Japanese Patent Application Laid-Open No. 10-20230 discloses a light scanning optical system of the so-called surface following type in which a beam emitted from a light source is incident on a first deflecting surface of a light deflector, and the beam deflected by the first deflecting surface is again incident on a second deflecting surface of the light deflector differing from the first deflecting surface through a transmitting optical system, and the reincident light follows with the movement of the second deflecting surface, and in which a scanning lens is eccentrically disposed in the sub-scanning direction or the scanning lens is curved in the sub-scanning direction and the shape of a spot is corrected to a certain degree. In this example, however, the shape of the equal altitude curve of the beam spot is merely corrected well as the degree of the collapse of the shape of the spot. To obtain a good image output as previously described, it is insufficient to simply correct the shape of the spot well, and the uniformity of the absolute value of the peak intensity in the light intensity distribution of the spot on the surface to be scanned must be corrected well, and this point is not at all taken into account, and this has led to the problem that it is difficult to obtain a good image output.

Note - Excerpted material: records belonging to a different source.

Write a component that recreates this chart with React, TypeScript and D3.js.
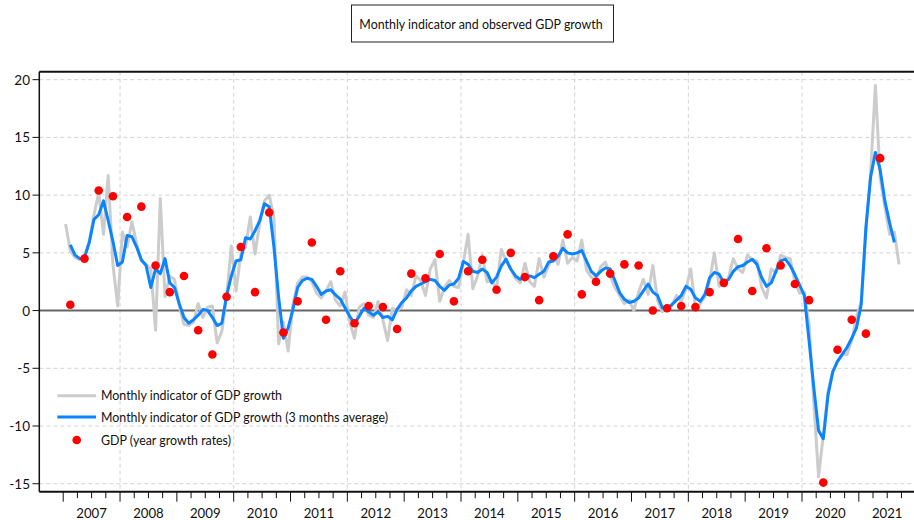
import React from 'react';
import * as d3 from 'd3';

const yearLabels = [2007, 2008, 2009, 2010, 2011, 2012, 2013, 2014, 2015, 2016, 2017, 2018, 2019, 2020, 2021];
const yTicks = [20, 15, 10, 5, 0, -5, -10, -15];
const gridYears = [2008, 2010, 2012, 2014, 2016, 2018, 2020];

// GDP year growth rates, quarterly 2007Q1 .. 2021Q2
const gdpQuarterly = [
  0.5, 4.5, 10.4, 9.9,
  8.1, 9.0, 3.9, 1.6,
  3.0, -1.7, -3.8, 1.2,
  5.5, 1.6, 8.5, -1.9,
  0.8, 5.9, -0.8, 3.4,
  -1.1, 0.4, 0.3, -1.6,
  3.2, 2.8, 4.9, 0.8,
  3.4, 4.4, 1.8, 5.0,
  2.9, 0.9, 4.7, 6.6,
  1.4, 2.5, 3.2, 4.0,
  3.9, 0.0, 0.2, 0.4,
  0.3, 1.6, 2.4, 6.2,
  1.7, 5.4, 3.9, 2.3,
  0.9, -14.9, -3.4, -0.8,
  -2.0, 13.2,
];

// Monthly indicator of GDP growth, Jan 2007 .. Sep 2021
const indicatorMonthly = [
  7.5, 5.2, 4.6, 4.4, 4.7, 6.0, 8.3, 10.2, 6.6, 11.7, 4.0, 0.4,
  6.8, 5.5, 7.7, 5.8, 4.3, 4.0, 3.6, -1.7, 9.7, 1.2, 3.0, 2.7,
  0.4, -1.2, -1.3, -1.0, 0.6, -0.6, 0.3, 0.4, -2.8, -1.8, 1.2, 5.6,
  1.7, 4.9, 5.5, 8.1, 4.9, 7.6, 9.5, 10.0, 8.0, -2.9, -1.0, -3.5,
  0.5, 2.4, 2.9, 2.9, 2.5, 1.5, 1.1, 1.7, 2.5, 0.9, 0.4, 1.6,
  -1.0, -2.4, 0.3, 0.6, -0.4, -0.6, 0.8, -0.8, -2.6, 0.2, 0.0, 0.3,
  1.8, 1.3, 3.0, 2.6, 1.3, 3.6, 4.4, 0.8, 2.0, 2.6, 2.1, 2.0,
  4.2, 6.6, 1.9, 3.0, 4.8, 2.5, 2.6, 1.9, 5.3, 4.3, 3.6, 2.8,
  2.4, 4.1, 2.5, 2.1, 4.5, 2.9, 3.9, 5.0, 4.0, 6.1, 4.1, 4.6,
  4.3, 6.1, 3.5, 2.9, 2.6, 3.8, 4.2, 3.0, 2.0, 1.3, 0.6, 0.9,
  0.0, 1.6, 2.7, 1.4, 3.9, 0.9, -0.1, 0.4, 0.4, 1.3, 0.8, 1.9,
  3.6, 0.3, 0.6, 1.2, 2.6, 5.0, 2.1, 2.2, 2.9, 4.5, 3.6, 3.3,
  4.8, 4.4, 4.3, 2.0, 1.1, 3.6, 3.3, 4.8, 4.6, 4.5, 2.5, 1.5,
  1.6, -1.2, -8.0, -14.4, -10.8, -7.0, -5.3, -4.4, -3.8, -3.8, -2.6, -0.6,
  0.8, 7.0, 12.0, 19.5, 11.5, 9.0, 6.6, 6.8, 4.0,
];

// Monthly indicator, 3 months average, Feb 2007 .. Aug 2021
const indicator3m = [
  5.7, 4.8, 4.5, 4.6, 5.9, 7.9, 8.3, 9.5, 7.8, 6.0, 3.9,
  4.2, 6.5, 6.4, 5.5, 4.4, 3.9, 2.0, 3.6, 3.2, 4.5, 2.4, 2.0,
  0.6, -0.6, -1.1, -0.8, -0.4, 0.1, 0.0, -0.6, -1.3, -1.1, 1.3, 3.0,
  4.3, 4.4, 6.3, 6.2, 6.9, 7.8, 9.25, 9.0, 5.5, 1.1, -2.4, -1.5,
  0.1, 2.0, 2.6, 2.8, 2.7, 2.1, 1.4, 1.7, 1.8, 1.35, 1.0, 0.25,
  -0.5, -1.1, -0.5, 0.2, -0.1, -0.4, -0.1, -0.6, -0.5, -0.8, 0.1, 0.7,
  1.1, 1.7, 2.1, 2.3, 2.5, 2.7, 2.6, 2.1, 1.75, 2.2, 2.3, 2.8,
  4.25, 4.0, 3.4, 3.3, 3.6, 3.3, 2.4, 2.9, 3.85, 4.45, 3.6, 3.0,
  2.7, 3.0, 3.0, 2.85, 3.15, 3.4, 4.2, 4.3, 4.7, 5.4, 5.0, 4.9,
  5.0, 5.2, 4.3, 3.4, 3.0, 3.4, 3.7, 3.6, 2.6, 1.55, 0.97, 0.7,
  0.8, 1.1, 1.7, 2.3, 1.6, 1.3, 0.25, 0.2, 0.5, 0.9, 1.3, 2.1,
  1.85, 1.1, 0.8, 1.4, 2.85, 3.3, 3.15, 2.4, 2.7, 3.4, 3.8, 3.9,
  4.2, 4.45, 4.0, 2.85, 2.1, 2.4, 3.4, 4.3, 4.45, 3.9, 3.1, 2.2,
  1.3, -2.65, -6.7, -10.4, -11.1, -7.3, -5.3, -4.4, -3.8, -3.2, -2.4, -1.5,
  0.5, 7.2, 11.6, 13.7, 12.2, 9.5, 7.6, 5.9,
];

const legendLabels = [
  'Monthly indicator of GDP growth',
  'Monthly indicator of GDP growth (3 months average)',
  'GDP (year growth rates)',
];
const title = 'Monthly indicator and observed GDP growth';

const FONT = 'Lato, "Open Sans", sans-serif';

export default function App() {
  const W = 914;
  const H = 520;
  const left = 39.3;
  const right = 914;
  const top = 71.7;
  const bottom = 491.7;

  const x = d3.scaleLinear().domain([2006.5794, 2021.971]).range([left, right]);
  const y = d3.scaleLinear().domain([-15.69, 20.69]).range([bottom, top]);

  const monthT = (i: number) => 2007 + (i + 0.5) / 12;

  const grayLine = d3
    .line<number>()
    .x((_, i) => x(monthT(i)))
    .y((d) => y(d))(indicatorMonthly) as string;

  const blueLine = d3
    .line<number>()
    .x((_, i) => x(monthT(i + 1)))
    .y((d) => y(d))(indicator3m) as string;

  const quarterTicks = d3.range(0, 15 * 4).map((k) => 2007 + k / 4);

  const grid = '#d3d3d3';

  return (
    <svg
      width={W}
      height={H}
      style={{ position: 'absolute', left: 0, top: 0, background: '#fff' }}
      fontFamily={FONT}
    >
      <rect x={0} y={0} width={W} height={H} fill="#fff" />
      {/* title box */}
      <rect x={351.5} y={5} width={262} height={37} fill="#fff" stroke="#222" strokeWidth={1} />
      <text x={481} y={24} textAnchor="middle" dominantBaseline="central" fontSize={12.4} fill="#111">
        {title}
      </text>

      {/* horizontal grid */}
      {yTicks.filter((v) => v !== 0).map((v) => (
        <line key={'hg' + v} x1={left} x2={right} y1={y(v)} y2={y(v)} stroke={grid} strokeWidth={1} strokeDasharray="4,3" />
      ))}
      {/* vertical grid */}
      {gridYears.map((yr) => (
        <line key={'vg' + yr} x1={x(yr)} x2={x(yr)} y1={top} y2={bottom} stroke={grid} strokeWidth={1} strokeDasharray="4,3" />
      ))}
      {/* zero line */}
      <line x1={left} x2={right} y1={y(0)} y2={y(0)} stroke="#666" strokeWidth={2} />

      {/* series */}
      <path d={grayLine} fill="none" stroke="#cccccc" strokeWidth={3} strokeLinejoin="round" />
      <path d={blueLine} fill="none" stroke="#0a84ff" strokeWidth={3} strokeLinejoin="round" />
      {gdpQuarterly.map((v, q) => (
        <circle key={'d' + q} cx={x(2007 + (3 * q + 1.5) / 12)} cy={y(v)} r={4.3} fill="#ff0000" />
      ))}

      {/* frame */}
      <line x1={left} x2={right} y1={top} y2={top} stroke="#111" strokeWidth={2} />
      <line x1={left} x2={left} y1={top} y2={bottom} stroke="#111" strokeWidth={1.5} />
      <line x1={left} x2={right} y1={bottom} y2={bottom} stroke="#111" strokeWidth={2} />

      {/* y axis ticks */}
      {yTicks.map((v) => (
        <g key={'yt' + v}>
          <line x1={32.5} x2={left} y1={y(v)} y2={y(v)} stroke="#111" strokeWidth={1} />
          <text x={30} y={y(v)} textAnchor="end" dominantBaseline="central" fontSize={13.5} fill="#111">
            {v}
          </text>
        </g>
      ))}

      {/* x axis ticks */}
      {quarterTicks.map((t, k) => (
        <line
          key={'xt' + k}
          x1={x(t)}
          x2={x(t)}
          y1={bottom}
          y2={bottom + (k % 4 === 0 ? 10 : 6.5)}
          stroke="#111"
          strokeWidth={1}
        />
      ))}
      {yearLabels.map((yr) => (
        <text key={'yl' + yr} x={x(yr + 0.5)} y={518} textAnchor="middle" fontSize={13.2} fill="#111">
          {yr}
        </text>
      ))}

      {/* legend */}
      <line x1={57.3} x2={96} y1={395.7} y2={395.7} stroke="#cccccc" strokeWidth={3} />
      <text x={101} y={395.7} dominantBaseline="central" fontSize={12.4} fill="#111">
        {legendLabels[0]}
      </text>
      <line x1={57.3} x2={96} y1={417} y2={417} stroke="#0a84ff" strokeWidth={3} />
      <text x={101} y={417} dominantBaseline="central" fontSize={12.4} fill="#111">
        {legendLabels[1]}
      </text>
      <circle cx={76.7} cy={440} r={4.3} fill="#ff0000" />
      <text x={101} y={440} dominantBaseline="central" fontSize={12.4} fill="#111">
        {legendLabels[2]}
      </text>
    </svg>
  );
}
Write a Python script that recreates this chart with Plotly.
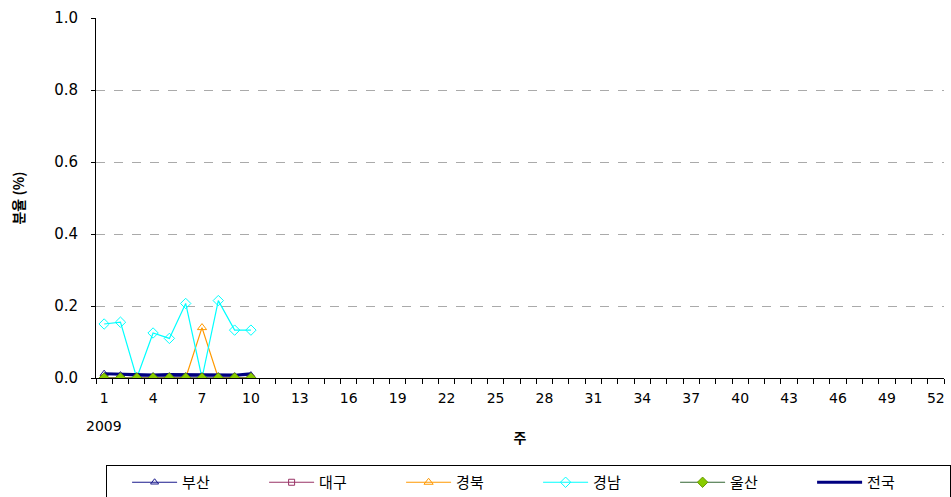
import plotly.graph_objects as go

weeks = list(range(1, 11))
busan = [0.012, 0.008, 0.005, 0.005, 0.005, 0.005, 0.005, 0.005, 0.005, 0.008]
daegu = [0, 0, 0, 0, 0, 0, 0, 0, 0, 0]
gyeongbuk = [0, 0, 0, 0, 0, 0, 0.14, 0, 0, 0]
gyeongnam = [0.15, 0.155, 0, 0.125, 0.11, 0.207, 0, 0.215, 0.133, 0.133]
ulsan = [0, 0, 0, 0, 0, 0, 0, 0, 0, 0]
national = [0.012, 0.01, 0.008, 0.008, 0.01, 0.01, 0.01, 0.01, 0.008, 0.012]
tick_weeks = list(range(1, 53, 3))
y_ticks = [0.0, 0.2, 0.4, 0.6, 0.8, 1.0]

FONT = "Noto Sans CJK KR"
NUMFONT = "DejaVu Sans"
fig = go.Figure()
fig.add_trace(go.Scatter(x=weeks, y=busan, name="부산", mode="lines+markers",
                         line=dict(color="#1a1a8c", width=1.2),
                         marker=dict(symbol="triangle-up-open", size=7, color="#1a1a8c")))
fig.add_trace(go.Scatter(x=weeks, y=daegu, name="대구", mode="lines+markers",
                         line=dict(color="#993366", width=1.2),
                         marker=dict(symbol="square-open", size=6, color="#993366")))
fig.add_trace(go.Scatter(x=weeks, y=gyeongbuk, name="경북", mode="lines+markers",
                         line=dict(color="#ff9900", width=1.2),
                         marker=dict(symbol="triangle-up-open", size=8, color="#ff9900")))
fig.add_trace(go.Scatter(x=weeks, y=gyeongnam, name="경남", mode="lines+markers",
                         line=dict(color="#00ffff", width=1.2),
                         marker=dict(symbol="diamond-open", size=8, color="#00ffff")))
fig.add_trace(go.Scatter(x=weeks, y=national, name="전국_hidden", mode="lines",
                         line=dict(color="#000080", width=3), showlegend=False))
fig.add_trace(go.Scatter(x=weeks, y=ulsan, name="울산", mode="lines+markers",
                         line=dict(color="#336633", width=1.2),
                         marker=dict(symbol="diamond", size=8, color="#88cc00",
                                     line=dict(color="#669900", width=1))))
fig.add_trace(go.Scatter(x=[None], y=[None], name="전국", mode="lines",
                         line=dict(color="#000080", width=3)))

fig.update_layout(
    width=951, height=497,
    margin=dict(l=96, r=7, t=18, b=119, autoexpand=False),
    paper_bgcolor="white", plot_bgcolor="white",
    font=dict(family=FONT, size=13, color="black"),
    showlegend=True,
    legend=dict(orientation="h", x=106 / 951, xref="container", xanchor="left",
                y=(497 - 465) / 497, yref="container", yanchor="top",
                bordercolor="black", borderwidth=1, entrywidth=77,
                font=dict(family=FONT, size=15), traceorder="normal",
                itemwidth=45,
                title=dict(text="&nbsp;&nbsp;&nbsp;", side="left", font=dict(size=15))),
    xaxis=dict(range=[0.5, 52.5], tickvals=tick_weeks, ticktext=[str(w) for w in tick_weeks],
               ticks="", showgrid=False, zeroline=False, showline=True,
               linecolor="black", linewidth=1, ticklabelstandoff=7,
               minor=dict(tick0=0.5, dtick=1, ticks="outside", ticklen=5, tickcolor="black",
                          showgrid=False),
               title=dict(text="<b>주</b>", font=dict(size=14), standoff=28),
               tickfont=dict(family=NUMFONT, size=14)),
    yaxis=dict(range=[0, 1.0], tickvals=y_ticks, ticktext=[f"{v:.1f}" for v in y_ticks],
               ticks="outside", ticklen=4, tickcolor="black", ticklabelstandoff=10,
               showgrid=True, gridcolor="#aaaaaa", griddash="dash", gridwidth=1,
               zeroline=False, showline=True, linecolor="black", linewidth=1,
               title=dict(text="<b>분율 (%)</b>", font=dict(size=14), standoff=26),
               tickfont=dict(family=NUMFONT, size=15)),
)
fig.add_annotation(x=1, y=0, xref="x", yref="paper", yshift=-38, text="2009",
                   showarrow=False, font=dict(size=14, family=NUMFONT), xanchor="center", yanchor="top")
fig.write_html("out.html", config={"displayModeBar": False},
               post_script="document.body.style.margin='0';")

Japanese Patent Application Laid-Open No. 11-242179 discloses a post-objective type light scanning optical system designed such that a beam emitted from a light source is incident on a light deflector at a predetermined angle from an oblique direction with respect to the deflecting surface of the light deflector, and having a construction in which a scanning lens is shifted in the sub-scanning direction. In this example, however, only the curvature of scanning lines and fθ characteristic and curvature of image field are evaluated, and the purpose of shifting the scanning lens in the sub-scanning direction takes only the curvature of scanning lines into account, and no consideration is taken about the collapse of the shape of the spot which greatly affects an output image, and this has led to the problem that it is difficult to obtain a good image output.